→ Description of the task
Without changing a character, return the entries, but not the images they hold.

→ Material supplied
════════

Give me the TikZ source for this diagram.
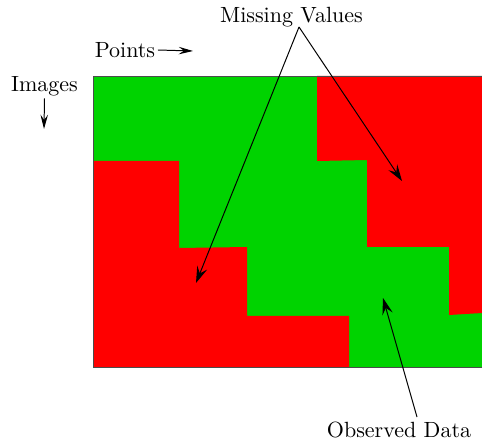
\documentclass[tikz,border=0pt]{standalone}
\usetikzlibrary{arrows.meta}
\definecolor{obsgreen}{RGB}{0,211,0}
\definecolor{misred}{RGB}{255,0,0}
\tikzset{
  lbl/.style={inner sep=1pt, font=\normalsize},
  bigarr/.style={-{Stealth[length=7.5pt, width=4.8pt, inset=2.8pt]}, line width=0.45pt},
  smallarr/.style={-{Stealth[length=6.5pt, width=3.4pt, inset=2.4pt]}, line width=0.45pt}
}
\begin{document}
\begin{tikzpicture}[x=0.4545pt, y=-0.4545pt]
  \useasboundingbox (0,0) rectangle (482,440);
  % data matrix
  \fill[obsgreen] (93,76) rectangle (482,367);
  \fill[misred] (317,76) -- (482,76) -- (482,313) -- (449,315) -- (449,247)
    -- (367,247) -- (367,160) -- (317,161) -- cycle;
  \fill[misred] (93,161) -- (179,161) -- (179,248) -- (247,247) -- (247,316)
    -- (349,316) -- (349,367) -- (93,367) -- cycle;
  \draw[line width=0.3pt, black!70] (93,76) rectangle (482,367);
  % labels
  \node[lbl] (mv) at (291.5,17) {Missing Values};
  \node[lbl] (pts) at (125,50) {Points};
  \node[lbl] (img) at (44.5,86) {Images};
  \node[lbl] (obs) at (399,430) {Observed Data};
  % arrow ends
  \coordinate (mvS) at (299,27);
  \coordinate (mvA) at (196,283);
  \coordinate (mvB) at (402,181);
  \coordinate (obsS) at (417,417);
  \coordinate (obsE) at (383,298);
  \coordinate (ptsE) at (193,51);
  \coordinate (imgE) at (44,129);
  % arrows
  \draw[bigarr] (mvS) -- (mvA);
  \draw[bigarr] (mvS) -- (mvB);
  \draw[bigarr] (obsS) -- (obsE);
  \draw[smallarr] (pts.east) -- (ptsE);
  \draw[smallarr] (img.south) -- (imgE);
\end{tikzpicture}
\end{document}
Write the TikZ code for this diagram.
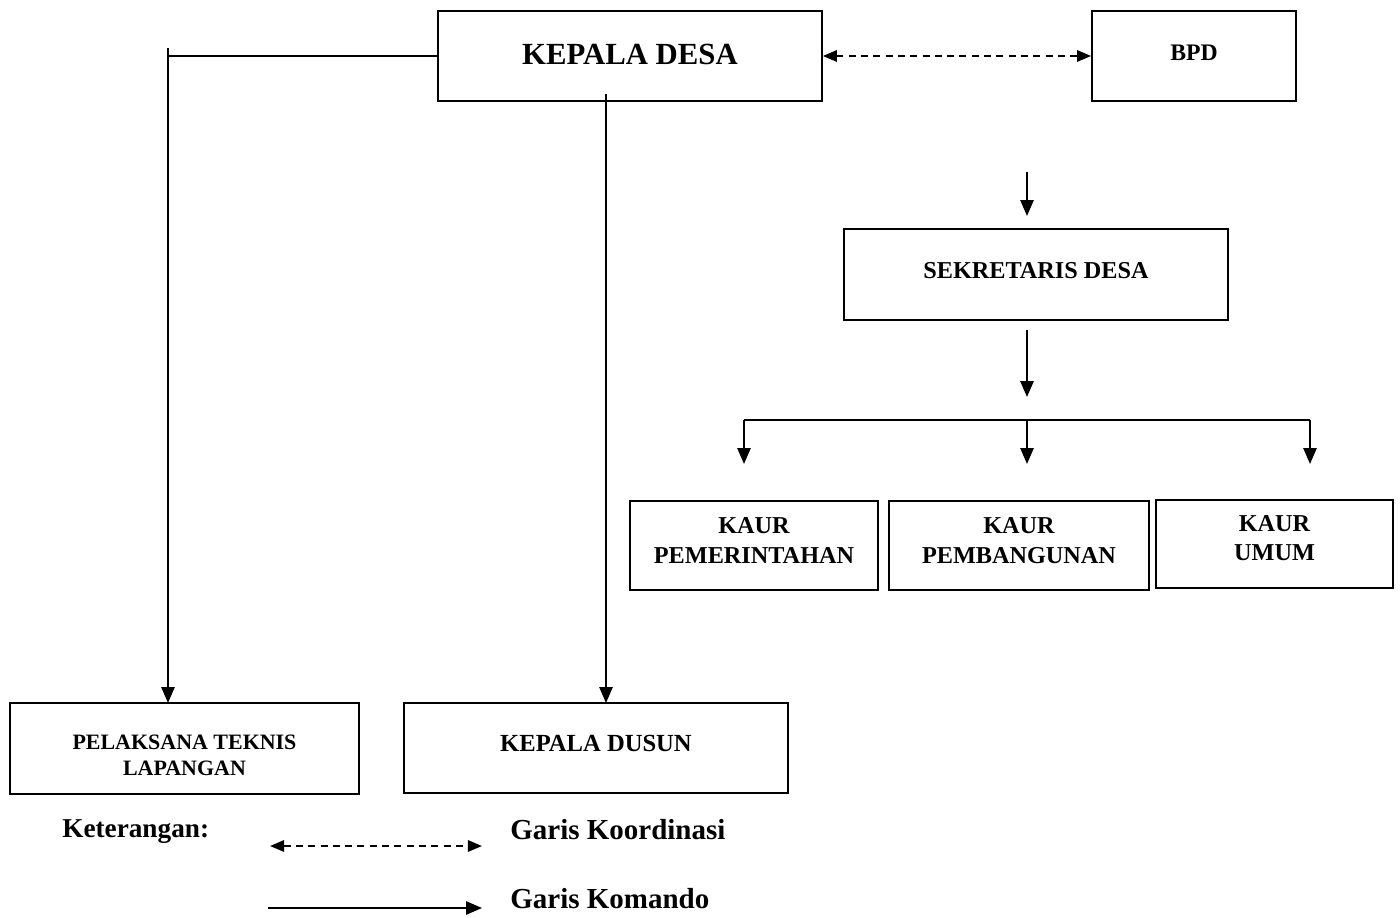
\documentclass[tikz,border=0pt]{standalone}
\usepackage{fontspec}
\setmainfont{Liberation Serif}
\usetikzlibrary{arrows.meta}
\tikzset{
  box/.style={draw, line width=1pt, inner sep=0pt},
  boxtext/.style={align=center, inner sep=0pt},
  cmd/.style={line width=1pt, -{Triangle[length=9pt,width=7.5pt]}},
  plain/.style={line width=1pt},
  coord/.style={line width=1pt, dashed, dash pattern=on 4pt off 3pt, {Triangle[length=8pt,width=6.5pt]}-{Triangle[length=8pt,width=6.5pt]}},
  lbl/.style={anchor=west, inner sep=0pt, font=\bfseries\fontsize{16.5pt}{19pt}\selectfont}
}
\begin{document}
\begin{tikzpicture}[x=0.02cm, y=-0.02cm]
\useasboundingbox (0,0) rectangle (1400,918);
% boxes
\node[box, minimum width=7.68cm, minimum height=1.8cm,
  label={[boxtext, yshift=0.6pt, font=\bfseries\fontsize{17.5pt}{20pt}\selectfont]center:KEPALA DESA}] (kd) at (630,56) {};
\node[box, minimum width=4.08cm, minimum height=1.8cm,
  label={[boxtext, yshift=1.7pt, font=\bfseries\fontsize{13.5pt}{16pt}\selectfont]center:BPD}] (bpd) at (1194,56) {};
\node[box, minimum width=7.68cm, minimum height=1.82cm,
  label={[boxtext, yshift=2.3pt, font=\bfseries\fontsize{13.8pt}{16pt}\selectfont]center:SEKRETARIS DESA}] (sek) at (1036,274.5) {};
\node[box, minimum width=4.96cm, minimum height=1.78cm,
  label={[boxtext, yshift=2.8pt, font=\bfseries\fontsize{13.8pt}{17pt}\selectfont]center:KAUR\\PEMERINTAHAN}] (k1) at (754,545.5) {};
\node[box, minimum width=5.2cm, minimum height=1.78cm,
  label={[boxtext, yshift=2.8pt, font=\bfseries\fontsize{13.8pt}{17pt}\selectfont]center:KAUR\\PEMBANGUNAN}] (k2) at (1019,545.5) {};
\node[box, minimum width=4.74cm, minimum height=1.76cm,
  label={[boxtext, yshift=3.4pt, font=\bfseries\fontsize{13.8pt}{16.5pt}\selectfont]center:KAUR\\UMUM}] (k3) at (1274.5,544) {};
\node[box, minimum width=6.98cm, minimum height=1.82cm,
  label={[boxtext, yshift=-4pt, font=\bfseries\fontsize{12.5pt}{14.8pt}\selectfont]center:PELAKSANA TEKNIS\\LAPANGAN}] (ptl) at (184.5,748.5) {};
\node[box, minimum width=7.68cm, minimum height=1.8cm,
  label={[boxtext, yshift=2.3pt, font=\bfseries\fontsize{14pt}{16pt}\selectfont]center:KEPALA DUSUN}] (kdus) at (596,748) {};
% coordinates
\coordinate (ltop) at (168,48);
\coordinate (lcorner) at (168,56);
\coordinate (ptlin) at (168,703);
\coordinate (kdsrc) at (606,94);
\coordinate (kdusin) at (606,703);
\coordinate (s1) at (1027,172);
\coordinate (s2) at (1027,216);
\coordinate (s3) at (1027,330);
\coordinate (s4) at (1027,397);
\coordinate (busL) at (744,420);
\coordinate (busM) at (1027,420);
\coordinate (busR) at (1310,420);
\coordinate (tL) at (744,464);
\coordinate (tM) at (1027,464);
\coordinate (tR) at (1310,464);
% connectors
\draw[coord] (kd.east) -- (bpd.west);
\draw[plain] (kd.west) -- (lcorner);
\draw[cmd] (ltop) -- (ptlin);
\draw[cmd] (kdsrc) -- (kdusin);
\draw[cmd] (s1) -- (s2);
\draw[cmd] (s3) -- (s4);
\draw[plain] (busL) -- (busR);
\draw[cmd] (busL) -- (tL);
\draw[cmd] (busM) -- (tM);
\draw[cmd] (busR) -- (tR);
% legend
\node[lbl, font=\bfseries\fontsize{15.5pt}{18pt}\selectfont] (ket) at (62,832) {Keterangan:};
\coordinate (d1) at (270,846);
\coordinate (d2) at (482,846);
\coordinate (c1) at (268,908);
\coordinate (c2) at (482,908);
\draw[coord] (d1) -- (d2);
\draw[cmd] (c1) -- (c2);
\node[lbl] (gk) at (510,830) {Garis Koordinasi};
\node[lbl] (gm) at (510,899) {Garis Komando};
\end{tikzpicture}
\end{document}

════════

→ Exercise solution
Give me the TikZ source for this diagram.
\documentclass[tikz,border=0pt]{standalone}
\usetikzlibrary{arrows.meta}
\definecolor{obsgreen}{RGB}{0,211,0}
\definecolor{misred}{RGB}{255,0,0}
\tikzset{
  lbl/.style={inner sep=1pt, font=\normalsize},
  bigarr/.style={-{Stealth[length=7.5pt, width=4.8pt, inset=2.8pt]}, line width=0.45pt},
  smallarr/.style={-{Stealth[length=6.5pt, width=3.4pt, inset=2.4pt]}, line width=0.45pt}
}
\begin{document}
\begin{tikzpicture}[x=0.4545pt, y=-0.4545pt]
  \useasboundingbox (0,0) rectangle (482,440);
  % data matrix
  \fill[obsgreen] (93,76) rectangle (482,367);
  \fill[misred] (317,76) -- (482,76) -- (482,313) -- (449,315) -- (449,247)
    -- (367,247) -- (367,160) -- (317,161) -- cycle;
  \fill[misred] (93,161) -- (179,161) -- (179,248) -- (247,247) -- (247,316)
    -- (349,316) -- (349,367) -- (93,367) -- cycle;
  \draw[line width=0.3pt, black!70] (93,76) rectangle (482,367);
  % labels
  \node[lbl] (mv) at (291.5,17) {Missing Values};
  \node[lbl] (pts) at (125,50) {Points};
  \node[lbl] (img) at (44.5,86) {Images};
  \node[lbl] (obs) at (399,430) {Observed Data};
  % arrow ends
  \coordinate (mvS) at (299,27);
  \coordinate (mvA) at (196,283);
  \coordinate (mvB) at (402,181);
  \coordinate (obsS) at (417,417);
  \coordinate (obsE) at (383,298);
  \coordinate (ptsE) at (193,51);
  \coordinate (imgE) at (44,129);
  % arrows
  \draw[bigarr] (mvS) -- (mvA);
  \draw[bigarr] (mvS) -- (mvB);
  \draw[bigarr] (obsS) -- (obsE);
  \draw[smallarr] (pts.east) -- (ptsE);
  \draw[smallarr] (img.south) -- (imgE);
\end{tikzpicture}
\end{document}
Write the TikZ code for this diagram.
\documentclass[tikz,border=0pt]{standalone}
\usepackage{fontspec}
\setmainfont{Liberation Serif}
\usetikzlibrary{arrows.meta}
\tikzset{
  box/.style={draw, line width=1pt, inner sep=0pt},
  boxtext/.style={align=center, inner sep=0pt},
  cmd/.style={line width=1pt, -{Triangle[length=9pt,width=7.5pt]}},
  plain/.style={line width=1pt},
  coord/.style={line width=1pt, dashed, dash pattern=on 4pt off 3pt, {Triangle[length=8pt,width=6.5pt]}-{Triangle[length=8pt,width=6.5pt]}},
  lbl/.style={anchor=west, inner sep=0pt, font=\bfseries\fontsize{16.5pt}{19pt}\selectfont}
}
\begin{document}
\begin{tikzpicture}[x=0.02cm, y=-0.02cm]
\useasboundingbox (0,0) rectangle (1400,918);
% boxes
\node[box, minimum width=7.68cm, minimum height=1.8cm,
  label={[boxtext, yshift=0.6pt, font=\bfseries\fontsize{17.5pt}{20pt}\selectfont]center:KEPALA DESA}] (kd) at (630,56) {};
\node[box, minimum width=4.08cm, minimum height=1.8cm,
  label={[boxtext, yshift=1.7pt, font=\bfseries\fontsize{13.5pt}{16pt}\selectfont]center:BPD}] (bpd) at (1194,56) {};
\node[box, minimum width=7.68cm, minimum height=1.82cm,
  label={[boxtext, yshift=2.3pt, font=\bfseries\fontsize{13.8pt}{16pt}\selectfont]center:SEKRETARIS DESA}] (sek) at (1036,274.5) {};
\node[box, minimum width=4.96cm, minimum height=1.78cm,
  label={[boxtext, yshift=2.8pt, font=\bfseries\fontsize{13.8pt}{17pt}\selectfont]center:KAUR\\PEMERINTAHAN}] (k1) at (754,545.5) {};
\node[box, minimum width=5.2cm, minimum height=1.78cm,
  label={[boxtext, yshift=2.8pt, font=\bfseries\fontsize{13.8pt}{17pt}\selectfont]center:KAUR\\PEMBANGUNAN}] (k2) at (1019,545.5) {};
\node[box, minimum width=4.74cm, minimum height=1.76cm,
  label={[boxtext, yshift=3.4pt, font=\bfseries\fontsize{13.8pt}{16.5pt}\selectfont]center:KAUR\\UMUM}] (k3) at (1274.5,544) {};
\node[box, minimum width=6.98cm, minimum height=1.82cm,
  label={[boxtext, yshift=-4pt, font=\bfseries\fontsize{12.5pt}{14.8pt}\selectfont]center:PELAKSANA TEKNIS\\LAPANGAN}] (ptl) at (184.5,748.5) {};
\node[box, minimum width=7.68cm, minimum height=1.8cm,
  label={[boxtext, yshift=2.3pt, font=\bfseries\fontsize{14pt}{16pt}\selectfont]center:KEPALA DUSUN}] (kdus) at (596,748) {};
% coordinates
\coordinate (ltop) at (168,48);
\coordinate (lcorner) at (168,56);
\coordinate (ptlin) at (168,703);
\coordinate (kdsrc) at (606,94);
\coordinate (kdusin) at (606,703);
\coordinate (s1) at (1027,172);
\coordinate (s2) at (1027,216);
\coordinate (s3) at (1027,330);
\coordinate (s4) at (1027,397);
\coordinate (busL) at (744,420);
\coordinate (busM) at (1027,420);
\coordinate (busR) at (1310,420);
\coordinate (tL) at (744,464);
\coordinate (tM) at (1027,464);
\coordinate (tR) at (1310,464);
% connectors
\draw[coord] (kd.east) -- (bpd.west);
\draw[plain] (kd.west) -- (lcorner);
\draw[cmd] (ltop) -- (ptlin);
\draw[cmd] (kdsrc) -- (kdusin);
\draw[cmd] (s1) -- (s2);
\draw[cmd] (s3) -- (s4);
\draw[plain] (busL) -- (busR);
\draw[cmd] (busL) -- (tL);
\draw[cmd] (busM) -- (tM);
\draw[cmd] (busR) -- (tR);
% legend
\node[lbl, font=\bfseries\fontsize{15.5pt}{18pt}\selectfont] (ket) at (62,832) {Keterangan:};
\coordinate (d1) at (270,846);
\coordinate (d2) at (482,846);
\coordinate (c1) at (268,908);
\coordinate (c2) at (482,908);
\draw[coord] (d1) -- (d2);
\draw[cmd] (c1) -- (c2);
\node[lbl] (gk) at (510,830) {Garis Koordinasi};
\node[lbl] (gm) at (510,899) {Garis Komando};
\end{tikzpicture}
\end{document}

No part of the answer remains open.